Read items one and three again.
I like Chris Beer. He and I agree on most things. Still, I have no idea why he is making excuses for potential 2016 nominees in advance. Everything stems from the fallout of the 2012 Presidential primary on the Republican side where two viable candidates as of December 2011 were excluded from the ballot, former Gov. Rick Perry and former speaker Newt Gingrich. Only two candidates made it on to the Virginia ballot former Gov. Mitt Romney and former Representative Ron Paul. Virginia conservatives were livid and made every accusation under the sun against Virginia’s ballot access system, against RPV, and against the Romney supporters. As I pointed out back in December 2011 the ballot access system for major party presidential primaries is somewhat convoluted. Nonetheless, the presidential campaigns had five months, starting July 1, 2011, to gather 10,000 valid signatures with at least 400 in each congressional district. This amount was not too onerous as pointed out back in 2011 (by my friend Brian S. – no endorsement implied):
. . . plenty of other candidates with fewer resources have made it onto the Virginia presidential primary ballot since the rules were loosened in 1999.

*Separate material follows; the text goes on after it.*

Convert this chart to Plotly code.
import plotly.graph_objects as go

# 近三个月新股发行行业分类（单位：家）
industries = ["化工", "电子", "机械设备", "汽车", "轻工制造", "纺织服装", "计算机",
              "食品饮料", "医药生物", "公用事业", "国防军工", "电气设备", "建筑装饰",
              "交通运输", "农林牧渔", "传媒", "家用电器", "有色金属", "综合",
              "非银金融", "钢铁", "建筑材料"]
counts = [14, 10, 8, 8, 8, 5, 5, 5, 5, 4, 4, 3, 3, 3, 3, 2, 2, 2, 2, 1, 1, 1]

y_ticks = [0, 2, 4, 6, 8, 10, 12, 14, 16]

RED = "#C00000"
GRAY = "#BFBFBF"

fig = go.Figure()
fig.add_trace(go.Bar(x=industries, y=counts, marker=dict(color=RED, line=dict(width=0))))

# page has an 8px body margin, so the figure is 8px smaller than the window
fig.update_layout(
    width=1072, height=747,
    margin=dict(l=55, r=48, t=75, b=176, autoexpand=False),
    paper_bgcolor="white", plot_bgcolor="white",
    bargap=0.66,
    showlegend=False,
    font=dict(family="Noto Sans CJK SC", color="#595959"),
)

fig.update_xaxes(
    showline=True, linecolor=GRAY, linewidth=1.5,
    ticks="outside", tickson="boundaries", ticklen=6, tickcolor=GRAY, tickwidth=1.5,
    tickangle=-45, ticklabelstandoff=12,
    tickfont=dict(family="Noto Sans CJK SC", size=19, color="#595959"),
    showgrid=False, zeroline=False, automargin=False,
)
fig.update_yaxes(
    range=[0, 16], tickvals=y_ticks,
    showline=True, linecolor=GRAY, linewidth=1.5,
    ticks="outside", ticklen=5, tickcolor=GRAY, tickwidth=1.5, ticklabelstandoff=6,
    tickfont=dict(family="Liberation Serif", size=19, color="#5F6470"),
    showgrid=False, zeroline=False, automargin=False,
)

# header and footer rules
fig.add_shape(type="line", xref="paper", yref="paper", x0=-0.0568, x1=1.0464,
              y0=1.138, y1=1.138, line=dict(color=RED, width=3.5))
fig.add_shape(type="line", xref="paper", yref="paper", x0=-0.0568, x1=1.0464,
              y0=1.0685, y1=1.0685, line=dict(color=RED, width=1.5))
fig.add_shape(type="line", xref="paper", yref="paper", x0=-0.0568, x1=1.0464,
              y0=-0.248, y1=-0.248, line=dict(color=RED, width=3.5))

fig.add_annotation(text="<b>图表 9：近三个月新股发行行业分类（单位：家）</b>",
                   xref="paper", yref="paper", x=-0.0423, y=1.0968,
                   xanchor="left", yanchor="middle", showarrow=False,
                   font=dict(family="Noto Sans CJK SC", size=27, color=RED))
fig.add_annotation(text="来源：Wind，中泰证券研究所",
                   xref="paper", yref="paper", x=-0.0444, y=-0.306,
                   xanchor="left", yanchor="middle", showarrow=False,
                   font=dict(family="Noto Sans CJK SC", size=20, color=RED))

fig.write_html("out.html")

Here’s a quick list: 2008 – Barack Obama, Dennis Kucinich, Hillary Clinton, Bill Richardson, Joe Biden, John Edwards; Ron Paul, John McCain, Fred Thompson, Mike Huckabee, Rudy Giuliani, Mitt Romney.

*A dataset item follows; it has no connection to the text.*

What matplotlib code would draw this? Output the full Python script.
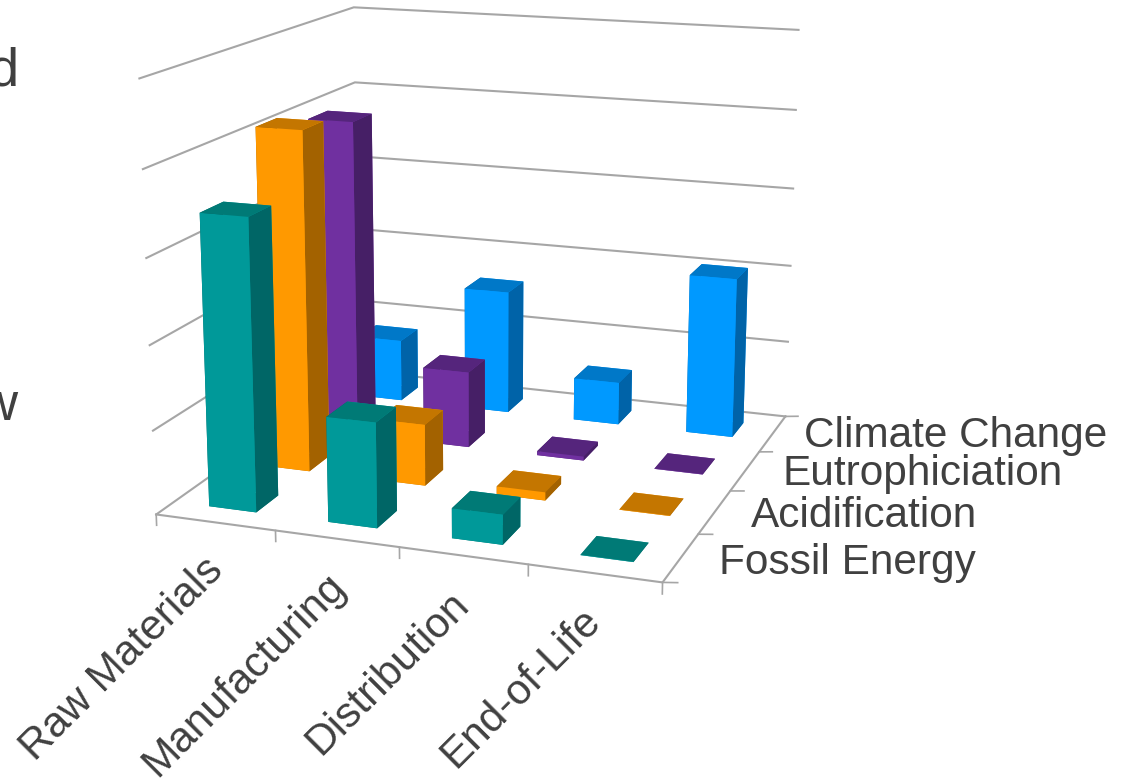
import matplotlib
matplotlib.use("Agg")
import matplotlib.pyplot as plt

W, H = 1125, 779
plt.rcParams['font.family'] = ['Liberation Sans', 'DejaVu Sans']

stages = ['Raw Materials', 'Manufacturing', 'Distribution', 'End-of-Life']
impacts = ['Fossil Energy', 'Acidification', 'Eutrophiciation', 'Climate Change']

fossil_energy = [3.45, 1.24, 0.35, 0.005]
acidification = [4.15, 0.75, 0.10, 0.005]
eutrophication = [3.98, 0.96, 0.05, 0.005]
climate_change = [0.81, 1.60, 0.55, 2.04]

front_colors = ['#009999', '#FF9900', '#7030A0', '#0099FF']
top_colors = ['#007A76', '#C47600', '#55257C', '#0078C8']
side_colors = ['#006666', '#A36200', '#461F66', '#0063A8']

grid_color = '#A6A6A6'
text_color = '#404040'
z_max = 5

fig = plt.figure(figsize=(W / 100, H / 100), dpi=100)
# axes placed so the floor and the walls land where they are in the picture
ax = fig.add_axes([79.5 / W, 105.7 / H, 800.6 / W, 800.6 / H], projection='3d', computed_zorder=False)
ax.set_xlim(0, 4, view_margin=0)
ax.set_ylim(0, 4, view_margin=0)
ax.set_zlim(0, z_max, view_margin=0)
ax.view_init(elev=14.312, azim=-70.313, roll=-0.012)
ax.set_proj_type('persp', focal_length=0.5233)
ax.set_box_aspect((1, 0.9934, 0.8414))
ax.set_axis_off()

# walls
for z in range(z_max + 1):
    ax.plot([0, 0, 4], [0, 4, 4], [z, z, z], color=grid_color, lw=1.5, solid_joinstyle='miter', zorder=1)

# floor edges and ticks
ax.plot([0, 4, 4], [0, 0, 4], [0, 0, 0], color=grid_color, lw=1.5, solid_joinstyle='miter', zorder=1)
for i in range(5):
    ax.plot([i, i], [0, 0], [0, -0.13], color=grid_color, lw=1.2, zorder=1)
    ax.plot([4, 4.11], [i, i], [0, 0.02], color=grid_color, lw=1.2, zorder=1)

# back row first so the front bars cover it
series = [fossil_energy, acidification, eutrophication, climate_change]
order = 2
for j in reversed(range(4)):
    for i in range(4):
        colors = [top_colors[j], top_colors[j], front_colors[j], front_colors[j], side_colors[j], side_colors[j]]
        ax.bar3d(i + 0.3, j + 0.3, 0, 0.4, 0.4, series[j][i], color=colors, shade=False,
                 linewidth=0, zorder=order)
        order += 1

stage_pos = [(122, 659), (244, 675), (388, 673), (521, 688)]
for name, (x, y) in zip(stages, stage_pos):
    fig.text(x / W, 1 - y / H, name, fontsize=30.5, color=text_color, rotation=45,
             ha='center', va='center', rotation_mode='anchor')

impact_pos = [(719, 574), (751, 527), (782, 485), (804, 447)]
for name, (x, y) in zip(impacts, impact_pos):
    fig.text(x / W, 1 - y / H, name, fontsize=30.5, color=text_color, ha='left', va='baseline')

# ends of two words cut off by the left edge
fig.text(19 / W, 1 - 85 / H, 'd', fontsize=39, color=text_color, ha='right', va='baseline')
fig.text(17 / W, 1 - 420 / H, 'w', fontsize=39, color=text_color, ha='right', va='baseline')

fig.savefig('out.png', dpi=100)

2004 – Al Sharpton, John Kerry, Wesley Clark, Howard Dean, Joe Lieberman, John Edwards, Dennis Kucinich, Dick Gephardt, Lyndon Larouche.
2000 – Alan Keyes, Gary Bauer, George W. Bush, John McCain, Steve Forbes.
Moreover, in the comments section of Mr. Beer’s post Greg Aldridge explained how his candidate, E.W. Jackson for Senate, obtained ballot access. Additionally TBE’s own Jamie Radtke ably did so that same year.
No mercy should be spared these candidates who couldn’t meet the same standards as Lyndon Larouche.
But the law has changed, doesn’t it make it less fair? NO The law has changed in a major way since late 2011/early 2012. The signature requirement has been reduced to half of the previous amount by bipartisan legislation in 2013. Candidates need merely obtain 5000 signatures and 200 from each Congressional District. Additionally the residency requirement for signature gatherers was thrown into serious doubt by two Supreme Court decisions in 2011 analyzing Colorado law.
In short, primary ballot access in Virginia was not that difficult in 2011/2012, it has been made easier, and holding a primary should not restrict viable options for Republican voters. Whether we should have a convention is an entirely different question.